ミスリードはほかにもある。冒頭ではチェン・ニェンが英語教師となっている場面が描かれる。その授業では「was」と「used to be」の違いを学んでいる。「was」は単純な過去形だが、「used to be」というのは「失った」というニュアンスになると説明されている(かつてはそうだったけれど、今ではそうではないということだろう)。その後に高校時代の回想に入るわけで、回想で描かれる恋物語の相手であるシャオベイは恐らく失われることになるのだろうと匂わせている。しかし実はそうではなかったというのがラストシーンとなるのだ。

『少年の君』

スポンサーリンク

泣かせる演出

チェン・ニェンは今、大事な全国統一大学入試を控えている。それに合格すれば、彼女にはバラ色の未来が開ける。そんなふうに考えられている。シャオベイとの会話の中でチェン・ニェンはこんなふうに語る。「勉強して、テストを受けて、いい学校に行って、一番頭がいい人になって答えを見つけたい。もしできるなら、世界を守りたい」。それに対してシャオベイは「君は世界を守れ、俺は君を守る」と返す。このあたりの台詞はセカイ系を思わせるような雰囲気がある。

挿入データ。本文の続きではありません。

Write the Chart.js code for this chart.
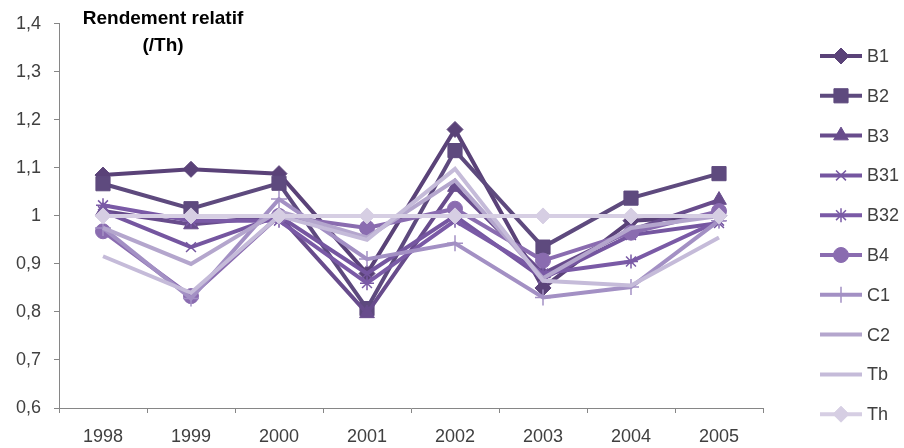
<!DOCTYPE html>
<html>
<head>
<meta charset="utf-8">
<script src="https://cdn.jsdelivr.net/npm/chart.js@4"></script>
<style>
  html, body { margin: 0; padding: 0; background: #fff; }
  #wrap { width: 904px; height: 448px; }
</style>
</head>
<body>
<div id="wrap"><canvas id="c" width="904" height="448"></canvas></div>
<script>
// Relative yield per variety, expressed against the reference Th
const years = ['1998', '1999', '2000', '2001', '2002', '2003', '2004', '2005'];
const seriesNames = ['B1', 'B2', 'B3', 'B31', 'B32', 'B4', 'C1', 'C2', 'Tb', 'Th'];
const B1  = [1.085, 1.097, 1.088, 0.880, 1.180, 0.850, 0.990, 1.000];
const B2  = [1.067, 1.015, 1.068, 0.807, 1.136, 0.935, 1.037, 1.088];
const B3  = [1.010, 0.982, 1.000, 0.797, 1.060, 0.880, 0.970, 1.033];
const B31 = [1.010, 0.935, 1.000, 0.880, 1.000, 0.870, 0.960, 0.985];
const B32 = [1.022, 0.990, 0.990, 0.860, 0.990, 0.880, 0.905, 0.990];
const B4  = [0.968, 0.833, 1.000, 0.975, 1.015, 0.907, 0.965, 1.010];
const C1  = [0.975, 0.828, 1.035, 0.910, 0.943, 0.830, 0.852, 0.990];
const C2  = [0.975, 0.900, 1.010, 0.955, 1.074, 0.870, 0.975, 1.000];
const Tb  = [0.916, 0.840, 1.000, 0.950, 1.098, 0.865, 0.855, 0.955];
const Th  = [1.000, 1.000, 1.000, 1.000, 1.000, 1.000, 1.000, 1.000];
const yTicks = [0.6, 0.7, 0.8, 0.9, 1.0, 1.1, 1.2, 1.3, 1.4];

const values = [B1, B2, B3, B31, B32, B4, C1, C2, Tb, Th];
const colors = ['#5a4278', '#5e4a7e', '#684c8c', '#7556a0', '#7a5aa6', '#8a6cb0',
                '#a390c4', '#b4a6cd', '#c5bbd9', '#d6cee3'];
const styles = [
  { s: 'rectRot',  r: 8,   bw: 1 },
  { s: 'rect',     r: 10,  bw: 1 },
  { s: 'triangle', r: 8.5, bw: 1 },
  { s: 'crossRot', r: 7,   bw: 1.5 },
  { s: 'star',     r: 7,   bw: 1.5 },
  { s: 'circle',   r: 7.5, bw: 1 },
  { s: 'cross',    r: 8,   bw: 1.5 },
  { s: false,      r: 0,   bw: 0 },
  { s: false,      r: 0,   bw: 0 },
  { s: 'rectRot',  r: 8,   bw: 1 }
];

const FONT = 'Liberation Sans';
const TEXT = '#404040';

const datasets = seriesNames.map((name, i) => ({
  label: name,
  data: values[i],
  borderColor: colors[i],
  backgroundColor: colors[i],
  borderWidth: 4,
  pointStyle: styles[i].s,
  pointRadius: styles[i].r,
  pointBorderWidth: styles[i].bw,
  pointBackgroundColor: colors[i],
  pointBorderColor: colors[i],
  tension: 0,
  order: seriesNames.length - 1 - i
}));

// Legend: line segment with its marker, stacked on the right
const sideLegend = {
  id: 'sideLegend',
  afterDraw(chart) {
    const ctx = chart.ctx;
    const x0 = 820, x1 = 862, y0 = 56, step = 39.8;
    ctx.save();
    chart.data.datasets.forEach((ds, i) => {
      const y = y0 + i * step;
      ctx.strokeStyle = ds.borderColor;
      ctx.lineWidth = 4;
      ctx.beginPath();
      ctx.moveTo(x0, y);
      ctx.lineTo(x1, y);
      ctx.stroke();
      if (ds.pointStyle) {
        ctx.fillStyle = ds.pointBackgroundColor;
        ctx.strokeStyle = ds.pointBorderColor;
        ctx.lineWidth = ds.pointBorderWidth;
        Chart.helpers.drawPoint(ctx, {
          pointStyle: ds.pointStyle,
          radius: ds.pointRadius,
          borderWidth: ds.pointBorderWidth,
          rotation: 0
        }, (x0 + x1) / 2, y);
      }
      ctx.fillStyle = TEXT;
      ctx.font = '18px "' + FONT + '"';
      ctx.textBaseline = 'middle';
      ctx.textAlign = 'left';
      ctx.fillText(ds.label, x1 + 5, y + 1);
    });
    // Title inside the plot
    ctx.fillStyle = '#000';
    ctx.font = 'bold 19px "' + FONT + '"';
    ctx.textAlign = 'center';
    ctx.textBaseline = 'middle';
    ctx.fillText('Rendement relatif', 163, 19);
    ctx.fillText('(/Th)', 163, 46);
    ctx.restore();
  }
};

new Chart(document.getElementById('c'), {
  type: 'line',
  data: { labels: years, datasets },
  options: {
    responsive: false,
    animation: false,
    events: [],
    layout: { padding: { top: 23, right: 141, bottom: 0, left: 0 } },
    plugins: { legend: { display: false }, tooltip: { enabled: false }, title: { display: false } },
    scales: {
      x: {
        type: 'category',
        offset: true,
        afterFit(s) { s.height = 40; },
        border: { display: true, color: '#868686', width: 1 },
        grid: { display: true, drawOnChartArea: false, drawTicks: true, tickLength: 5, color: '#868686', offset: true },
        ticks: { color: TEXT, font: { family: FONT, size: 18 }, padding: 13, maxRotation: 0 }
      },
      y: {
        min: 0.6,
        max: 1.4,
        afterFit(s) { s.width = 59; },
        afterBuildTicks(s) { s.ticks = yTicks.map(v => ({ value: v })); },
        border: { display: true, color: '#868686', width: 1 },
        grid: { display: true, drawOnChartArea: false, drawTicks: true, tickLength: 5, color: '#868686' },
        ticks: {
          color: TEXT,
          font: { family: FONT, size: 18 },
          padding: 13,
          callback: v => (Math.round(v * 10) / 10 === 1 ? '1' : String(Math.round(v * 10) / 10).replace('.', ','))
        }
      }
    }
  },
  plugins: [sideLegend]
});
</script>
</body>
</html>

後半ではシャオベイが罪を被り警察に捕まろうとし、それを受け入れていいのかチェン・ニェンは葛藤することになる。加えて、ふたりの関係を見抜き、真実を語らせようとする刑事がしつこくふたりに介入してくる。

ふたりの最初の出逢いは強制的なキスから始った。チンピラにリンチされていたシャオベイを守るために通報したチェン・ニェンがそれに巻き込まれ、チェン・ニェンがシャオベイにキスすることを強制されるのだ。そして、シャオベイが警察に捕まるシークエンスでは、シャオベイはレイプ犯を装って捕まることになり、そこではシャオベイがチェン・ニェンを襲ったというていで無理やりのキスを演じることになる。どちらも強制されたキスなわけだが、ふたりの感情はまったく違ったものになっている。泣かせる演出としてとてもうまかったと思う。

『少年の君』

中国の事情?

公式サイトの記載によると、「諸般の事情により殆ど宣伝が行われないまま公開された」とされている。いじめを題材にしているほか、過酷な受験戦争やストリートチルドレンの存在など、中国の恥部が描かれていると当局が考えたのかもしれない。

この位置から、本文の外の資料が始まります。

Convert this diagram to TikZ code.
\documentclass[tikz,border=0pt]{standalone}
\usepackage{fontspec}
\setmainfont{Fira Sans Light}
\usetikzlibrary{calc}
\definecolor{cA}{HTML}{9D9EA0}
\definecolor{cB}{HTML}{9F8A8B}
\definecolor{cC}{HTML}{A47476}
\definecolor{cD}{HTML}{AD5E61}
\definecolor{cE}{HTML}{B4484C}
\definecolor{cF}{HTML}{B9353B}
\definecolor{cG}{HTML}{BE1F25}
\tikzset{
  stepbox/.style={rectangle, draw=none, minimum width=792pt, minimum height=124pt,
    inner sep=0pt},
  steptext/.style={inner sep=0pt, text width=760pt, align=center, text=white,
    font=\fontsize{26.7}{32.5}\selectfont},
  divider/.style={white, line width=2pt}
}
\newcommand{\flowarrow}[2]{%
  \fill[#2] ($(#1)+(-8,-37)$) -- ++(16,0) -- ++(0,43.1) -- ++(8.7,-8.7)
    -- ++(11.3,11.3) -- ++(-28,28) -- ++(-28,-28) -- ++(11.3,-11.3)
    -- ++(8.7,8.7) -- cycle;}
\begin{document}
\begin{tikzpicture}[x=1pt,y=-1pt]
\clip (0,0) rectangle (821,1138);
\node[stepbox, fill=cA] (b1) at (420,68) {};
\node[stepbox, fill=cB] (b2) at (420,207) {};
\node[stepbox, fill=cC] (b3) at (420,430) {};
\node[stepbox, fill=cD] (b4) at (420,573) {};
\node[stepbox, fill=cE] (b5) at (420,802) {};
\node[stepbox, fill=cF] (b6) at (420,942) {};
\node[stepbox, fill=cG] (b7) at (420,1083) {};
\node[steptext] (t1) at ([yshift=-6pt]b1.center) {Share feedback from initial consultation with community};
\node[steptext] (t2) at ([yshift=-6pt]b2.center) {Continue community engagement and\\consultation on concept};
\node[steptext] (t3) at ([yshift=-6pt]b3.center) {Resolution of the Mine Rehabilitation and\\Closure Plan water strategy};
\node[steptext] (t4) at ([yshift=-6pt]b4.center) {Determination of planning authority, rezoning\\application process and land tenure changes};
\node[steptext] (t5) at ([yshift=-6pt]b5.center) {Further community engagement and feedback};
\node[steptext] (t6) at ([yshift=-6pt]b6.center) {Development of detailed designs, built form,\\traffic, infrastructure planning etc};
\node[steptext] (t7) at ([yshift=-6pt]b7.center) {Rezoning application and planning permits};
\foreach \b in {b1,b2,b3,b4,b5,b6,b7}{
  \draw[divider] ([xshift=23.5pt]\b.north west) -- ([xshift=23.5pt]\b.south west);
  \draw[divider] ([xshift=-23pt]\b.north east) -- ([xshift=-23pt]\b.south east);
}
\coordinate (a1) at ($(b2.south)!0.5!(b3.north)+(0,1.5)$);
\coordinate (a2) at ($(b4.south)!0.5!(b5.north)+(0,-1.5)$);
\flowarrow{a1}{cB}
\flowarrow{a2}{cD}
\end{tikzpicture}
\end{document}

それでも本作は250億円近い興行収入となり大ヒットを記録したらしい。エンドロールではこの映画がヒットしたことにより中国国内でいじめに関する法整備がなされたというテロップが出る。もしかすると冒頭の監督の言葉も含め、中国国内の事情によって無理やり入れられているのかもしれない。そんなふうに感じるほどちょっと違和感があるテロップだった。

冒頭の言葉は「希望を持ってほしい」というものだった。しかし、いじめに対する解決としては本作は到底無理がある。というのも、チェン・ニェンはいじめっ子を階段から突き落として殺してしまうわけで、そんな方法は解決にならないからだ。

これは勝手な推測だが、本作はいじめ問題を描いたものというよりは、いじめという障害によって燃え上がってしまうラブストーリー狙っていたんじゃないのだろうか。本作のキモとなるのはシャオベイが殺人の罪を被る後半部分なわけで、多くの人はそこに涙したんじゃないだろうか。個人的には全体的にリアリティに欠けるような気がしてあまりノレなかったけれど……。

それでも役者陣はとても素晴らしかった。役柄としては殺されても仕方ないんじゃないかとすら思えるほど理不尽ないじめを主導するジョウ・イエは誰が見ても見目麗しいし、シャオベイを演じたイー・ヤンチェンシーはアイドルグループのメンバーとのことだがハングリーな面構えをしていた。

一番驚異的だったのがチョウ・ドンユイ。高校生を演じているわけだが、その華奢な体の線もあって、中学生と言っても通じるほど初々しい。実はもう20代半ばだったらしい。彼女はコン・リーチャン・ツィイーを発掘したチャン・イーモウに見染められてデビューした「13億人の妹」などと言われる人気者らしい。その『サンザシの樹の下で』も観てみたくなった。